Shortly after I began thinking that maybe this revelation was something I needed to pass onto my Pastor. I figured I’d pray and wait. Later that week I started thinking that again. That morning talking to Mike on the phone he said he’d read Mark 13 and said we needed to read it together. Verse 11 said, ‘don’t worry about what you’ll say. For it will not be you speaking but the Holy Spirit.’ It struck me as I read the passage aloud to Mike. When we got to the end of the reading we talked about it and I spoke of another verse that had spoken to me. Not mentioning verse 11. Then I prayed silently if this was Holy Spirit speaking He would tell me again. As soon as I was done praying Mike spoke up and said what about verse 11? I’m like, ok God. Ok. I’ll go.
I can’t understand the Holy Spirit. He is SUPERNATURAL in His workings . But by faith I can accept what I do understand. That is this: I receive POWER by faith. Asking for help that is beyond me. I now understand that I need to ask for a fresh filling of the SUPERNATURAL power of the Holy Spirit daily. It is beyond my comprehension. I have to receive it like a child by faith.
I am waiting. God is not through with my story. I am waiting for HIM to do something through me that is only explained by HIS POWER. That’s the answer. I can’t understand but just believe and be available to receive.

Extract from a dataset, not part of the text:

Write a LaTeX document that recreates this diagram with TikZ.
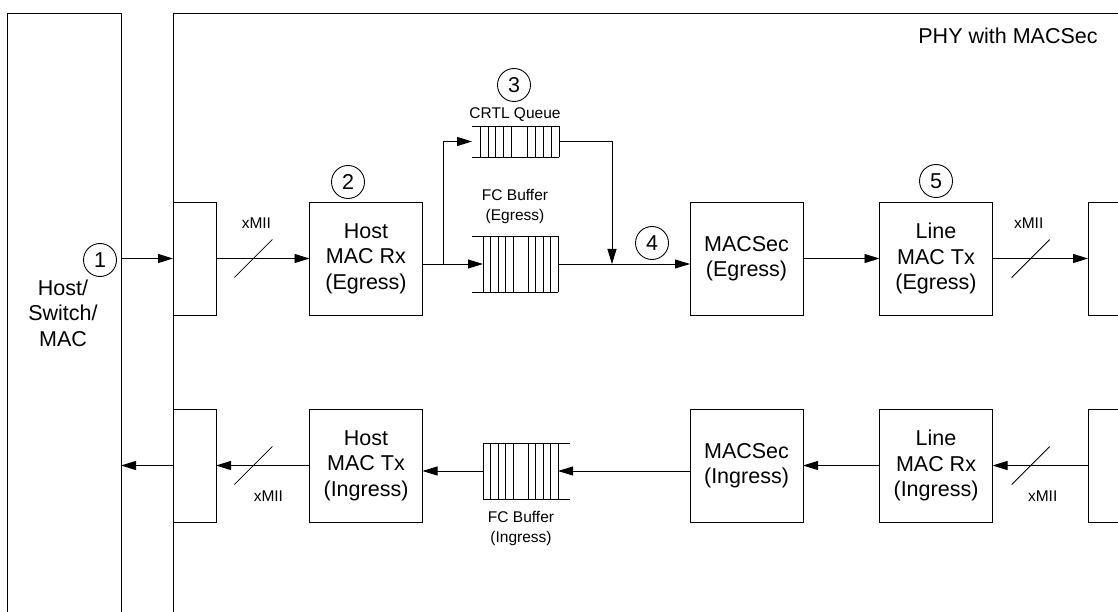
\documentclass[tikz,border=0pt]{standalone}
\usepackage{fontspec}
\setmainfont{Liberation Sans}
\usetikzlibrary{arrows.meta,calc}
\begin{document}
\begin{tikzpicture}[x=1pt,y=-1pt,line width=0.9pt,
  big/.style={font=\fontsize{21.5}{25.5}\selectfont},
  small/.style={font=\fontsize{15.5}{20}\selectfont, align=center},
  box/.style={draw, rectangle, minimum width=113pt, minimum height=113pt, inner sep=0pt, outer sep=0pt, align=center, big},
  frame/.style={draw, rectangle, inner sep=0pt, outer sep=0pt},
  qbox/.style={rectangle, inner sep=0pt, outer sep=0pt},
  circ/.style={draw, circle, minimum size=33pt, inner sep=0pt, big},
  arr/.style={-{Triangle[length=15pt,width=9pt]}},
  slash/.style={line width=0.8pt}
]
\useasboundingbox (0,0) rectangle (1118,612);
\clip (0,0) rectangle (1118,612);

% outer frames
\node[frame, minimum width=114pt, minimum height=654pt] (host) at (64,340) {};
\node[frame, minimum width=987pt, minimum height=654pt] (phy) at (666.5,340) {};
\node[big, align=center] (hosttxt) at (63,313) {Host/\\Switch/\\MAC};
\node[big] (phytxt) at (1008,36) {PHY with MACSec};

% small interface boxes
\node[frame, minimum width=43pt, minimum height=113pt] (lin) at (194.5,258.5) {};
\node[frame, minimum width=43pt, minimum height=113pt] (lout) at (194.5,465.5) {};
\node[frame, minimum width=72pt, minimum height=113pt] (rE) at (1124,258.5) {};
\node[frame, minimum width=72pt, minimum height=113pt] (rI) at (1124,465.5) {};

% main boxes
\node[box] (hrx) at (366,258.5) {Host\\MAC Rx\\(Egress)};
\node[box] (htx) at (366,465.5) {Host\\MAC Tx\\(Ingress)};
\node[box] (msE) at (746.5,258.5) {MACSec\\(Egress)};
\node[box] (msI) at (746.5,465.5) {MACSec\\(Ingress)};
\node[box] (ltx) at (936,258.5) {Line\\MAC Tx\\(Egress)};
\node[box] (lrx) at (936,465.5) {Line\\MAC Rx\\(Ingress)};

% queues
\node[qbox, minimum width=75pt, minimum height=56pt] (fcE) at (520.5,264) {};
\draw ([xshift=-11pt]fcE.north west) -- (fcE.north east)
      ([xshift=-11pt]fcE.south west) -- (fcE.south east);
\foreach \o in {0,7.5,15,22.5,30,45,52.5,60,67.5,75}
  \draw ([xshift=\o pt]fcE.north west) -- ([xshift=\o pt]fcE.south west);

\node[qbox, minimum width=75pt, minimum height=56pt] (fcI) at (520.5,471) {};
\draw (fcI.north west) -- ([xshift=12pt]fcI.north east)
      (fcI.south west) -- ([xshift=12pt]fcI.south east);
\foreach \o in {0,7.5,15,22.5,30,45,52.5,60,67.5,75}
  \draw ([xshift=\o pt]fcI.north west) -- ([xshift=\o pt]fcI.south west);

\node[qbox, minimum width=79pt, minimum height=31pt] (crtl) at (519.5,141.5) {};
\draw ([xshift=-8pt]crtl.north west) -- (crtl.north east)
      ([xshift=-8pt]crtl.south west) -- (crtl.south east);
\foreach \o in {0,8,15.5,23,31,47,55,63,71,79}
  \draw ([xshift=\o pt]crtl.north west) -- ([xshift=\o pt]crtl.south west);

% labels
\node[small] (crtltxt) at (515,115) {CRTL Queue};
\node[small] (fcEtxt) at (515,207) {FC Buffer\\(Egress)};
\node[small] (fcItxt) at (521,528) {FC Buffer\\(Ingress)};

% circles
\node[circ] (c1) at (100,260) {1};
\node[circ] (c2) at (348,182) {2};
\node[circ] (c3) at (514,85) {3};
\node[circ] (c4) at (652,243) {4};
\node[circ] (c5) at (936,181) {5};

% egress path
\draw[arr] (lin.west -| host.east) -- (lin.west);
\draw[arr] (lin.east) -- (hrx.west);
\coordinate (s1) at ($(lin.east)!0.4!(hrx.west)$);
\draw[slash] ($(s1)+(-19,19)$) -- ($(s1)+(19,-19)$);
\node[small] (x1) at ($(s1)+(3,-35)$) {xMII};

\draw[arr] (fcE.west -| hrx.east) -- (fcE.west);
\coordinate (br) at (443,264);
\draw[arr] (br) |- ([xshift=-8pt]crtl.west);
\coordinate (jn) at (612,264);
\draw[arr] (crtl.east) -| (jn);
\draw[arr] (fcE.east) -- (fcE.east -| msE.west);
\draw[arr] (msE.east) -- (ltx.west);
\draw[arr] (ltx.east) -- (rE.west);
\coordinate (s2) at ($(ltx.east)!0.4!(rE.west)$);
\draw[slash] ($(s2)+(-19,19)$) -- ($(s2)+(19,-19)$);
\node[small] (x2) at ($(s2)+(-2,-35)$) {xMII};

% ingress path
\draw[arr] (rI.west) -- (lrx.east);
\coordinate (s3) at ($(lrx.east)!0.4!(rI.west)$);
\draw[slash] ($(s3)+(-19,19)$) -- ($(s3)+(19,-19)$);
\node[small] (x3) at ($(s3)+(12,31)$) {xMII};
\draw[arr] (lrx.west) -- (msI.east);
\draw[arr] (fcI.east -| msI.west) -- (fcI.east);
\draw[arr] (fcI.west) -- (fcI.west -| htx.east);
\draw[arr] (htx.west) -- (lout.east);
\coordinate (s4) at ($(lout.east)!0.4!(htx.west)$);
\draw[slash] ($(s4)+(-19,19)$) -- ($(s4)+(19,-19)$);
\node[small] (x4) at ($(s4)+(15,31)$) {xMII};
\draw[arr] (lout.west) -- (lout.west -| host.east);
\end{tikzpicture}
\end{document}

I want to challenge you to go deeper in your understanding of who God is. Ask Him to reveal Himself to you in new ways. All the different parts of Him. See if your relationship with Him gets stronger. And be ready to have your understanding of God blown up and allow Him to teach you greater things. Isaiah 55 says, ‘God’s ways are higher than our ways. His the thoughts higher than our thoughts’. Allow Him to teach you that there’s so much more to discover about Him. He waits for you to search for Him intently with all your heart to reveal more of Himself to you (Jer 29:13). Go after it like nothing else. You won’t be disappointed. You will find the ultimate satisfaction that you long for in your inner man.
Therefore let us go on and get past the elementary stage in the teachings and doctrine of Christ (the Messiah), advancing steadily toward the completeness and perfection that belong to spiritual maturity. Let us not again be laying the foundation of repentance and abandonment of dead works (dead formalism) and of the faith [by which you turned] to God, With teachings about purifying, the laying on of hands, the resurrection from the dead, and eternal judgment and punishment. [These are all matters of which you should have been fully aware long, long ago.] If indeed God permits, we will [now] proceed [to advanced teaching]. (Heb 6:1-3)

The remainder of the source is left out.